Para a trilha sonora, Mariah convocou várias estrelas do hip hop e trouxe uma proposta vanguardista: resgatar a sonoridade do anos oitenta – o filme se passa nesta época – com uma pegada mais funk. Seria a mistura perfeita da disco music com o urbano. Entre os convidados, figurava o rapper Ja Rule – na faixa “If We” – que teve a sua parcela de culpa em toda essa enrolação. Mas, antes, continuemos com “Loverboy”.
A ordem, para todos os envolvidos, era de sigilo total. Ninguém entrava ou saía do estúdio sem o consentimento de Mariah. A preocupação com segurança era tamanha, que nenhum dos DJs responsáveis pelos remixes oficiais de “Loverboy” tiveram acesso à música.

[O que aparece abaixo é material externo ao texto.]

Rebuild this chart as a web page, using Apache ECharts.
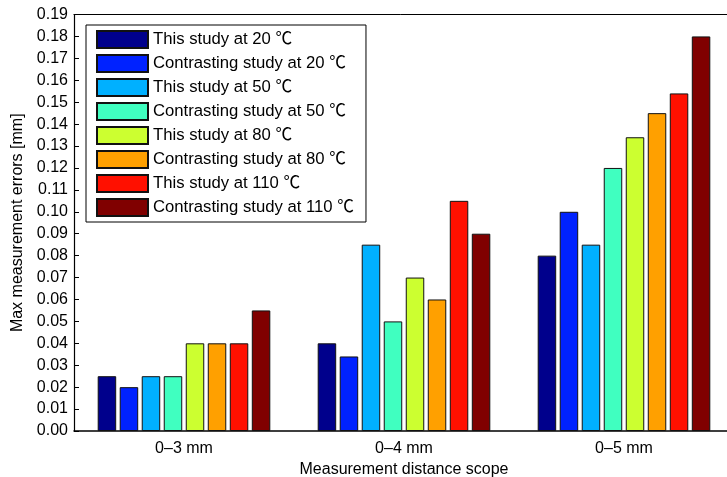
<!DOCTYPE html>
<html>
<head>
<meta charset="utf-8">
<script src="https://cdn.jsdelivr.net/npm/echarts@6/dist/echarts.min.js"></script>
<style>
  html, body { margin: 0; padding: 0; background: #fff; }
  #chart { width: 727px; height: 477px; }
</style>
</head>
<body>
<div id="chart"></div>
<script>
// Distance ranges along the x axis
var categories = ['0\u20133 mm', '0\u20134 mm', '0\u20135 mm'];

// Series names (legend entries)
var seriesNames = [
  'This study at 20 \u2103',
  'Contrasting study at 20 \u2103',
  'This study at 50 \u2103',
  'Contrasting study at 50 \u2103',
  'This study at 80 \u2103',
  'Contrasting study at 80 \u2103',
  'This study at 110 \u2103',
  'Contrasting study at 110 \u2103'
];

// Max measurement errors [mm] per series, one value per distance range
var this20 = [0.025, 0.040, 0.080];
var contrast20 = [0.020, 0.034, 0.100];
var this50 = [0.025, 0.085, 0.085];
var contrast50 = [0.025, 0.050, 0.120];
var this80 = [0.040, 0.070, 0.134];
var contrast80 = [0.040, 0.060, 0.145];
var this110 = [0.040, 0.105, 0.154];
var contrast110 = [0.055, 0.090, 0.180];

var seriesValues = [this20, contrast20, this50, contrast50, this80, contrast80, this110, contrast110];

// Jet-style palette
var colors = ['#00008C', '#0022FF', '#00B0FF', '#40FFC0', '#CCFF30', '#FFA000', '#FF1000', '#800000'];

var fontFamily = 'Liberation Sans, Arial, Helvetica, "Noto Sans CJK SC", sans-serif';

var chart = echarts.init(document.getElementById('chart'), null, { renderer: 'canvas' });

var series = seriesNames.map(function (name, i) {
  return {
    name: name,
    type: 'bar',
    data: seriesValues[i],
    barWidth: 18.5,
    barGap: '19%',
    itemStyle: { color: colors[i], borderColor: '#111', borderWidth: 1 },
    emphasis: { disabled: true },
    animation: false
  };
});

chart.setOption({
  animation: false,
  textStyle: { fontFamily: fontFamily },
  // plot box runs past the right edge of the canvas, so the right axis is clipped
  grid: { left: 74, top: 14.5, width: 660, bottom: 46, outerBoundsMode: 'none', containLabel: false },
  legend: {
    orient: 'vertical',
    left: 86,
    top: 25,
    itemWidth: 51,
    itemHeight: 17,
    itemGap: 5,
    padding: [5, 12, 5, 10],
    backgroundColor: '#fff',
    borderColor: '#000',
    borderWidth: 1,
    icon: 'rect',
    selectedMode: false,
    textStyle: { fontSize: 16.7, color: '#000', fontFamily: fontFamily },
    data: seriesNames
  },
  xAxis: [
    {
      type: 'category',
      data: categories,
      position: 'bottom',
      axisLine: { lineStyle: { color: '#000', width: 1.5 } },
      axisTick: { inside: true, length: 5, alignWithLabel: true, lineStyle: { color: '#555' } },
      axisLabel: { color: '#000', fontSize: 16, margin: 10 },
      name: 'Measurement distance scope',
      nameLocation: 'middle',
      nameGap: 27,
      nameTextStyle: { color: '#000', fontSize: 16 }
    },
    {
      type: 'category',
      data: categories,
      position: 'top',
      axisLine: { lineStyle: { color: '#000', width: 1 } },
      axisTick: { inside: true, length: 5, alignWithLabel: true, lineStyle: { color: '#555' } },
      axisLabel: { show: false }
    }
  ],
  yAxis: {
    type: 'value',
    min: 0,
    max: 0.19,
    interval: 0.01,
    axisLine: { show: true, lineStyle: { color: '#000', width: 1.2 } },
    axisTick: { show: true, inside: true, length: 5, lineStyle: { color: '#000' } },
    splitLine: { show: false },
    axisLabel: {
      color: '#000',
      fontSize: 16,
      margin: 6,
      formatter: function (v) { return v.toFixed(2); }
    },
    name: 'Max measurement errors [mm]',
    nameLocation: 'middle',
    nameGap: 43,
    nameRotate: 90,
    nameTextStyle: { color: '#000', fontSize: 16 }
  },
  series: series
});
</script>
</body>
</html>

Mas algo cheirava mal na alta cúpula da Sony. Bem antes de “Glitter” ser colocado no mercado, ou mesmo “Loverboy” ser lançada, Jennifer Lopez também pediu permissão para usar samples de “Firecracker”. O fato ocorreu um mês após Mariah ter conseguido os direitos para usar trechos da música. Curiosamente, ninguém havia utilizado tal samples antes. Lopez, então, teria gravado às pressas a faixa “I’m Real” sob a tutela de Mottola, que espertamente suprimiu ao máximo o seu nome de qualquer canção do disco “JLo”, lançado em janeiro de 2001.
Enquanto “Loverboy” teve o seu lançamento em 16 de julho, “I’m Real” ganharia toda a pompa e circunstância do marketing da Sony uma semana depois. Ao receber a notícia sobre o novo single de Lopez, com os mesmos samples e em uma data próxima, Carey precisou se virar nos 45 do segundo tempo e adaptar “Loverboy”, dessa vez inserindo trechos de outra música. “Candy”, do grupo de funk Cameo, foi a escolhida; afinal, tanto a versão original como a remix – também disponível em “Glitter” – usavam pedaços da faixa. No fim, ambas ficaram quase idênticas, exceto pelos rappers Da Brat e Ludacris na versão remixada.
Mariah, que havia se precavido em vão contra espiões, tinha um outro inimigo pior ao seu lado. Não satisfeito, Mottola encomendeu aos empresários de Ja Rule uma parceria com Lopez nos mesmos moldes da que havia feito antes com Mariah. Assim, um remix de “I’m Real” surgiu. A ordem, dada por Mottola, era para que o rapper copiasse ao máximo “If We” – mas sem deixar na cara.
Os dois casos, tanto o do pedido de permissão posterior para uso dos samples como a intervenção de Mottola na parceria com Ja Rule, foram confirmados. O primeiro, pelos detentores dos direitos da música “Firecracker” à equipe de reportagem da FOX News. O segundo, por Irv Gotti, ex-executivo do rapper, para a revista norte-americana XXL. A Sony Music, é claro, negou todos os fatos. Tudo não havia passado de uma infeliz coincidência.
Os resultados para Mariah Carey foram desastrosos, como dito no início da matéria. Apesar de ela ter conseguido sair da Sony mesmo devendo um disco, e ter firmado um contrato de 80 milhões de dólares com a EMI/Virgin, os números de “Glitter” – tanto do álbum quanto do filme – foram péssimos. A nova gravadora rompeu o seu contrato, pagando 49 milhões de dólares de rescisão. O disco e o filme haviam sido lançados, ironicamente, em 11 de setembro, mesmo dia dos atentados terroristas no World Trade Center. Já no cinema, a arrecadação com bilheteria não alcançou, nem de perto, os investimentos feitos em sua filmagem – especulações dariam conta que até no longa, custeado pela Sony Pictures, Mottola interviu negativamente contra sua ex-esposa.
Mariah voltaria a lançar um álbum em dezembro de 2002, sob o selo Island/Def Jam – subsidiária da Universal Music. “Charmbracelet”, mesmo com uma grande turnê de divulgação, manteve a cantora no limbo. Em 2005, finalmente, ela voltaria a brilhar com “The Emancipation Of Mimi”, LP mais vendido daquele ano. Algum tempo depois, após os ânimos esfriarem, indagada sobre a sua pior fase, Mariah respondeu que “Glitter” virara pó. Mas a sujeira de Mottola e Ja Rule, felizmente, não ficou para sempre debaixo do tapete.